WORK TO COMPLETE: Begin with the first line of the material and write out each line exactly, ending with the line that contains "const data = categories.map((name, i)". Pictures are not part of the copy.

## start

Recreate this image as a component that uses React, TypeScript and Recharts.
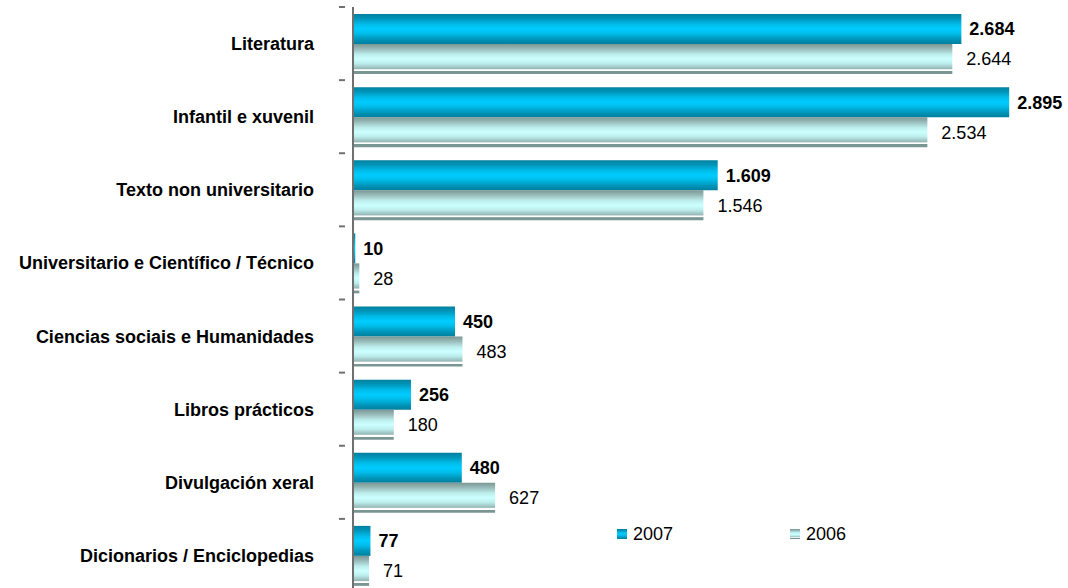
import React from 'react';
import { BarChart, Bar, XAxis, YAxis, LabelList } from 'recharts';

const categories = [
  'Literatura',
  'Infantil e xuvenil',
  'Texto non universitario',
  'Universitario e Científico / Técnico',
  'Ciencias sociais e Humanidades',
  'Libros prácticos',
  'Divulgación xeral',
  'Dicionarios / Enciclopedias',
];
const values2007 = [2684, 2895, 1609, 10, 450, 256, 480, 77];
const values2006 = [2644, 2534, 1546, 28, 483, 180, 627, 71];
const seriesNames = ['2007', '2006'];

const data = categories.map((name, i) => ({ name, v2007: values2007[i], v2006: values2006[i] }));

const FONT = '"Liberation Sans", Arial, sans-serif';
const fmt = (v: number) => String(v).replace(/\B(?=(\d{3})+(?!\d))/g, '.');

const Grad2007 = ({ id }: { id: string }) => (
  <linearGradient id={id} x1="0" y1="0" x2="0" y2="1">
    <stop offset="0" stopColor="#00809E" />
    <stop offset="0.15" stopColor="#0094B8" />
    <stop offset="0.35" stopColor="#00BDEA" />
    <stop offset="0.5" stopColor="#00CCFF" />
    <stop offset="0.65" stopColor="#00BDEA" />
    <stop offset="0.85" stopColor="#0094B8" />
    <stop offset="1" stopColor="#00809E" />
  </linearGradient>
);
const Grad2006 = ({ id }: { id: string }) => (
  <linearGradient id={id} x1="0" y1="0" x2="0" y2="1">
    <stop offset="0" stopColor="#7A9694" />
    <stop offset="0.15" stopColor="#96B8B6" />
    <stop offset="0.35" stopColor="#BDEEEE" />
    <stop offset="0.5" stopColor="#CCFFFF" />
    <stop offset="0.65" stopColor="#BDEEEE" />
    <stop offset="0.82" stopColor="#96B8B6" />
    <stop offset="0.86" stopColor="#FFFFFF" />
    <stop offset="0.9" stopColor="#FFFFFF" />
    <stop offset="0.91" stopColor="#7A9694" />
    <stop offset="1" stopColor="#7A9694" />
  </linearGradient>
);

const CategoryTick = (props: any) => {
  const { x, y, payload, index, visibleTicksCount } = props;
  const half = payload && payload.offset ? payload.offset : 36.56;
  const isLast = index === (visibleTicksCount ? visibleTicksCount - 1 : categories.length - 1);
  return (
    <g>
      <line x1={x - 6} x2={x} y1={y - half} y2={y - half} stroke="#707070" strokeWidth={2} />
      {isLast && <line x1={x - 6} x2={x} y1={y + half} y2={y + half} stroke="#707070" strokeWidth={2} />}
      <text x={x - 31} y={y} dy="0.36em" textAnchor="end" fontFamily={FONT} fontSize={18} fontWeight="bold" fill="#000">
        {payload.value}
      </text>
    </g>
  );
};

const Legend2 = () => (
  <div style={{ position: 'absolute', left: 617, top: 523, display: 'flex', fontFamily: FONT, fontSize: 18, color: '#000' }}>
    {seriesNames.map((s, i) => (
      <div key={s} style={{ display: 'flex', alignItems: 'center', width: 173, height: 22 }}>
        <svg width={10} height={10} style={{ marginRight: 6 }}>
          <defs>
            {i === 0 ? <Grad2007 id="lg2007" /> : <Grad2006 id="lg2006" />}
          </defs>
          <rect x={0} y={0} width={10} height={10} fill={i === 0 ? 'url(#lg2007)' : 'url(#lg2006)'} />
        </svg>
        <span>{s}</span>
      </div>
    ))}
  </div>
);

export default function App() {
  return (
    <div style={{ position: 'absolute', left: 0, top: 0, width: 1068, height: 588, overflow: 'hidden', background: '#fff' }}>
      <BarChart
        width={1068}
        height={592}
        data={data}
        layout="vertical"
        margin={{ top: 7, right: 35, bottom: 0, left: 0 }}
        barGap={0}
        barSize={30}
      >
        <defs>
          <Grad2007 id="g2007" />
          <Grad2006 id="g2006" />
        </defs>
        <XAxis type="number" domain={[0, 3000]} hide />
        <YAxis
          type="category"
          dataKey="name"
          width={353}
          axisLine={{ stroke: '#707070', strokeWidth: 2 }}
          tickLine={false}
          tick={<CategoryTick />}
          interval={0}
        />
        <Bar dataKey="v2007" name={seriesNames[0]} fill="url(#g2007)" isAnimationActive={false}>
          <LabelList
            dataKey="v2007"
            position="right"
            offset={8}
            formatter={(v: any) => fmt(v)}
            style={{ fontFamily: FONT, fontSize: 18, fontWeight: 'bold', fill: '#000' }}
          />
        </Bar>
        <Bar dataKey="v2006" name={seriesNames[1]} fill="url(#g2006)" isAnimationActive={false}>
          <LabelList
            dataKey="v2006"
            position="right"
            offset={14}
            formatter={(v: any) => fmt(v)}
            style={{ fontFamily: FONT, fontSize: 18, fill: '#000' }}
          />
        </Bar>
      </BarChart>
      <Legend2 />
    </div>
  );
}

## end

FINAL RESULT:
Recreate this image as a component that uses React, TypeScript and Recharts.
import React from 'react';
import { BarChart, Bar, XAxis, YAxis, LabelList } from 'recharts';

const categories = [
  'Literatura',
  'Infantil e xuvenil',
  'Texto non universitario',
  'Universitario e Científico / Técnico',
  'Ciencias sociais e Humanidades',
  'Libros prácticos',
  'Divulgación xeral',
  'Dicionarios / Enciclopedias',
];
const values2007 = [2684, 2895, 1609, 10, 450, 256, 480, 77];
const values2006 = [2644, 2534, 1546, 28, 483, 180, 627, 71];
const seriesNames = ['2007', '2006'];

const data = categories.map((name, i) => ({ name, v2007: values2007[i], v2006: values2006[i] }));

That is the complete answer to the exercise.